A $60 billion loss would be similar to losses from Hurricane Ian, which hit Florida in 2022, the RBC analysts said on Wednesday, adding that this estimate for Milton should be “very manageable” for the insurance sector.
“Market seems to be pricing in a similar impact from Hurricane Ian of a $60bn industry loss in 2022,” RBC analysts said.
Ian was the second largest insured loss from a hurricane, following Hurricane Katrina in 2005, according to the Swiss Re Institute, which provides research on insurance.
Insurers and reinsurers – who insure the insurers – have responded to rising losses from natural catastrophes in the past few years by raising rates and excluding higher-risk business.

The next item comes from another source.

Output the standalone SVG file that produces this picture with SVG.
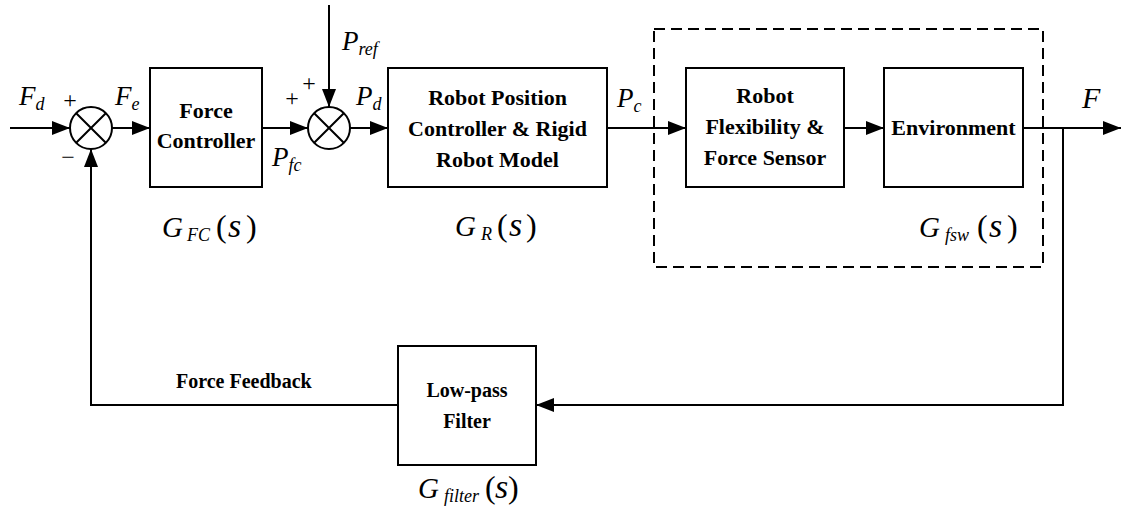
<svg xmlns="http://www.w3.org/2000/svg" width="1123" height="506" viewBox="0 0 1123 506">
<style>
.box{fill:#fff;stroke:#000;stroke-width:2}
.ln{fill:none;stroke:#000;stroke-width:2}
.sum{fill:#fff;stroke:#000;stroke-width:2}
text{font-family:"Liberation Serif",Tinos,"Times New Roman",Times,"DejaVu Serif",serif}
.lb{font-weight:bold;font-size:22px;text-anchor:middle;fill:#000}
.lb2{font-weight:bold;font-size:20px;fill:#000}
.m{font-style:italic;font-size:27px;fill:#000}
.sub{font-size:18px}
.g{font-style:italic;font-size:29px;fill:#000}
.gs{font-size:18px}
.p{font-style:normal;font-size:32px}
.s{font-size:34px}
.sign{font-size:24px;fill:#000;text-anchor:middle}
</style>
<defs>
<marker id="arr" viewBox="0 0 18 14" refX="18" refY="7" markerWidth="18" markerHeight="14" markerUnits="userSpaceOnUse" orient="auto">
<path d="M0,0 L18,7 L0,14 Z" fill="#000"/>
</marker>
</defs>

<g id="connectors">
<line class="ln" x1="10" y1="128" x2="70" y2="128" marker-end="url(#arr)"/>
<line class="ln" x1="112" y1="128" x2="150" y2="128" marker-end="url(#arr)"/>
<line class="ln" x1="262" y1="128" x2="308" y2="128" marker-end="url(#arr)"/>
<line class="ln" x1="329" y1="5" x2="329" y2="107" marker-end="url(#arr)"/>
<line class="ln" x1="350" y1="128" x2="388" y2="128" marker-end="url(#arr)"/>
<line class="ln" x1="607" y1="128" x2="686" y2="128" marker-end="url(#arr)"/>
<line class="ln" x1="844" y1="128" x2="884" y2="128" marker-end="url(#arr)"/>
<line class="ln" x1="1023" y1="128" x2="1121" y2="128" marker-end="url(#arr)"/>
<polyline class="ln" points="1063,128 1063,405 536,405" marker-end="url(#arr)"/>
<polyline class="ln" points="398,405 91,405 91,149" marker-end="url(#arr)"/>
</g>

<g id="dashed-group">
<rect x="654" y="29" width="389" height="238" fill="none" stroke="#000" stroke-width="2" stroke-dasharray="11,6"/>
</g>

<g id="sum1">
<circle class="sum" cx="91" cy="128" r="21"/>
<path class="ln" d="M76.2,113.2 L105.8,142.8 M105.8,113.2 L76.2,142.8"/>
</g>

<g id="sum2">
<circle class="sum" cx="329" cy="128" r="21"/>
<path class="ln" d="M314.2,113.2 L343.8,142.8 M343.8,113.2 L314.2,142.8"/>
</g>

<g id="force-controller">
<rect class="box" x="150" y="68" width="112" height="119"/>
<text class="lb" x="206" y="118">Force</text>
<text class="lb" x="206" y="148">Controller</text>
</g>

<g id="robot-position">
<rect class="box" x="388" y="68" width="219" height="119"/>
<text class="lb" x="497.5" y="105">Robot Position</text>
<text class="lb" x="497.5" y="136">Controller &amp; Rigid</text>
<text class="lb" x="497.5" y="167">Robot Model</text>
</g>

<g id="robot-flex">
<rect class="box" x="686" y="68" width="158" height="119"/>
<text class="lb" x="765" y="103">Robot</text>
<text class="lb" x="765" y="134">Flexibility &amp;</text>
<text class="lb" x="765" y="165">Force Sensor</text>
</g>

<g id="environment">
<rect class="box" x="884" y="68" width="139" height="119"/>
<text class="lb" x="953.5" y="135">Environment</text>
</g>

<g id="low-pass-filter">
<rect class="box" x="398" y="346" width="138" height="119"/>
<text class="lb" x="467" y="397" style="font-size:20px">Low-pass</text>
<text class="lb" x="467" y="428" style="font-size:20px">Filter</text>
</g>

<g id="labels">
<text class="m" x="19" y="105">F<tspan class="sub" dy="5">d</tspan></text>
<text class="m" x="115" y="105">F<tspan class="sub" dy="5">e</tspan></text>
<text class="m" x="272" y="166">P<tspan class="sub" dy="5">fc</tspan></text>
<text class="m" x="342" y="50">P<tspan class="sub" dy="5">ref</tspan></text>
<text class="m" x="356" y="105">P<tspan class="sub" dy="5">d</tspan></text>
<text class="m" x="617" y="107">P<tspan class="sub" dy="5">c</tspan></text>
<text class="m" x="1082" y="108" style="font-size:30px">F</text>
<text class="sign" x="70" y="108">+</text>
<text class="sign" x="68" y="165">−</text>
<text class="sign" x="292" y="106">+</text>
<text class="sign" x="309" y="91">+</text>
<text class="lb2" x="176" y="388">Force Feedback</text>

<text class="g" y="237"><tspan x="162">G</tspan><tspan class="gs" x="187" dy="4">FC</tspan><tspan class="p" x="216" dy="-4">(</tspan><tspan class="s" x="228">s</tspan><tspan class="p" x="246">)</tspan></text>
<text class="g" y="236"><tspan x="455">G</tspan><tspan class="gs" x="481" dy="4">R</tspan><tspan class="p" x="497" dy="-4">(</tspan><tspan class="s" x="509">s</tspan><tspan class="p" x="526">)</tspan></text>
<text class="g" y="237"><tspan x="919">G</tspan><tspan class="gs" x="945" dy="4">fsw</tspan><tspan class="p" x="977" dy="-4">(</tspan><tspan class="s" x="989">s</tspan><tspan class="p" x="1007">)</tspan></text>
<text class="g" y="498"><tspan x="418">G</tspan><tspan class="gs" x="444" dy="4">filter</tspan><tspan class="p" x="485" dy="-4">(</tspan><tspan class="s" x="495">s</tspan><tspan class="p" x="508">)</tspan></text>
</g>
</svg>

“Better reinsurance contract terms, broader earnings diversification and bigger reserve buffers should put the sector in better stead than before,” the RBC analysts said in a note.
Barclays analysts this week estimated insured losses from the hurricane could exceed $50 billion.
Shares in global reinsurers Swiss Re and Munich Re and in Lloyd’s of London players Beazley, Hiscox and Lancashire have fallen this week. Swiss Re, Munich Re and Beazley have been trading at record highs on the back of strong profits.
“It’s only a matter of time before shares regain lost ground as prospects of harder pricing at the subsequent (policy) renewals set in,” RBC added.
Reinsurers fix prices for many insurance contracts on Jan 1.
Analysts at Peel Hunt said on Wednesday that a major hurricane making landfall across Tampa Bay and traveling west across the Florida Peninsula would be similar to a realistic disaster scenario set out by Lloyd’s earlier this year, which projected a $134 billion loss for the insurance sector.
Lloyd’s maintains a set of mandatory Realistic Disaster Scenarios to stress test both individual syndicates and the market as a whole. The event scenarios are regularly reviewed to ensure they represent material catastrophe risks.